It is so fucking quiet in my house this evening. There are no squeaks of a clarinet being practiced or YouTube videos blaring from upstairs. I’m not used to the sounds of our new home breathing in and out yet. Even the dogs are slightly on edge with the creeks of the wind and the banging of branches outside.
My typical noisemakers (my family) are scattered across two continents this week. I’ve got one in the USA on business, and two at school camp — the eldest in France and the little one in the french-speaking part of Switzerland. I’m home all alone with the fur babies this week… and as much as this sounds like heaven (which it is)… I am kind of feeling lost.
I am so used to trying to harness our crazy lives. Shuttling to and from school, picking up the pooches from doggie daycare, scurrying home to grab a bite to eat before horseback riding, making sure there is food in the fridge and wine in the cellar (so we don’t starve or go insane on Sunday), and trying to squeeze in a shower occasionally too. The list of tedious and mundane things I do daily could go on forever.
And, for the past couple of days, I haven’t had a schedule. I had gone to the store and not worried about when I needed to return home. I ate tortilla chips and wine for dinner (true story – totally happened), and no one complained. I slipped into my pajamas at 3PM and surfed the internet for hours without having to cook, clean, or give instructions to another human being.
It is so lovely to occasionally be carefree. To let the weight of the world slip to the wayside, and only do what you desire.
But, here’s the BUT…
As I sit here and contemplate what I think is necessary for my life to be happy, I begin to wonder whether or not trying to harness the crazy is what is bringing me down. I get really wrapped up in trying to make things perfect. (I should fucking know by now, life is never going to be impeccable. Who said it should be anyway?) Do I need to sweep the floor daily… probably not, but the dog hair drives me nuts. So, I’m walking the centerline of a double-edged sword.
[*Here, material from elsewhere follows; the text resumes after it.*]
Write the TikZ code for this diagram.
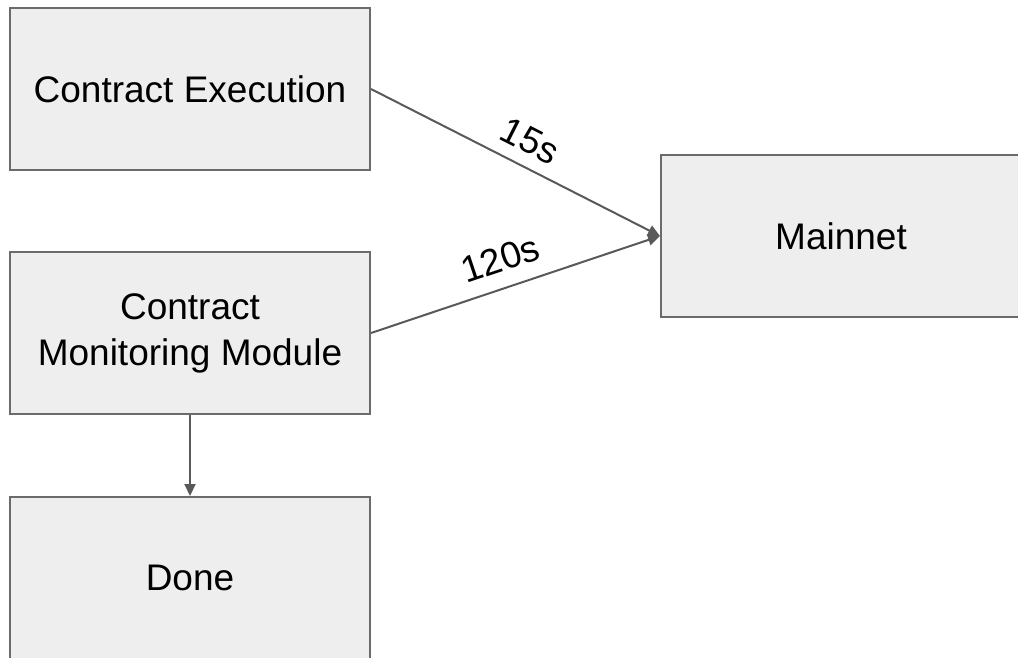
\documentclass[tikz,border=0pt]{standalone}
\usepackage{fontspec}
\setmainfont{Liberation Sans}
\usetikzlibrary{arrows.meta}
\definecolor{boxfill}{HTML}{EEEEEE}
\definecolor{boxline}{HTML}{6B6B6B}
\definecolor{arrowcol}{HTML}{595959}
\begin{document}
\begin{tikzpicture}[x=1pt,y=-1pt,
  box/.style={draw=boxline, fill=boxfill, line width=2pt, minimum width=360pt, minimum height=162pt, inner sep=0pt, align=center, font=\fontsize{37}{46}\selectfont},
  conn/.style={draw=arrowcol, line width=2pt, -{Triangle[length=12pt,width=11pt]}},
  lbl/.style={font=\fontsize{37}{40}\selectfont, sloped, inner sep=3pt}]
\clip (0,0) rectangle (1018,657);
\node[box] (ce) at (190,89) {Contract Execution};
\node[box] (cm) at (190,333) {Contract\\Monitoring Module};
\node[box] (dn) at (190,578) {Done};
\node[box] (mn) at (841,236) {Mainnet};
\draw[conn] (ce.east) -- node[lbl, pos=0.51, above=9pt] {15s} (mn.west);
\draw[conn] (cm.east) -- node[lbl, pos=0.48, above=12pt] {120s} (mn.west);
\draw[conn] (cm.south) -- (dn.north);
\end{tikzpicture}
\end{document}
Perhaps instead of striving for perfection, I should aim for the best possible outcome. I will always think something could be better. My body could be fitter, my skin could be more radiant, my cooking could be tastier, or my house could be cleaner… I mean, let’s be realistic. There are a lot of fucking things that I could be better at in my life. Guess what? I just don’t have the time for that shit. I think I’m doing pretty damn good, and I don’t care if I could be better because I’m currently killing it in my own way.
My theory is that I just might be driving myself insane. I’m too high strung. There – I admit it. I know it’s true, but I can’t help it. I need to worry less about the dumb shit in my life. Who cares if my kid’s room is a disaster… close the door and walk away (except for food wrappers, those gotta go.) Who cares if my bed isn’t made with all the pillows nicely placed… they are going to end up on the floor tonight anyway. And, who cares if there is a bit of dust on the furniture… Christmas will be here soon, and we can say it is “snow.”
You know who cares? No one that matters. Those who love you for who you are will not care that your home, your kids, or your life isn’t flawless. They will appreciate how they feel when they are with you and see the goodness exuded by you into the world.
So, I’m going to try to loosen my grip on the crazy a bit, and learn to embrace it. We shouldn’t be afraid of being less than perfect. Let’s just be ourselves. The wonderfully hair-brained and beautiful people that we indeed are.
Maybe try to take a step back and leave the laundry for another day… cause guess what, it’s still gonna be waiting there tomorrow!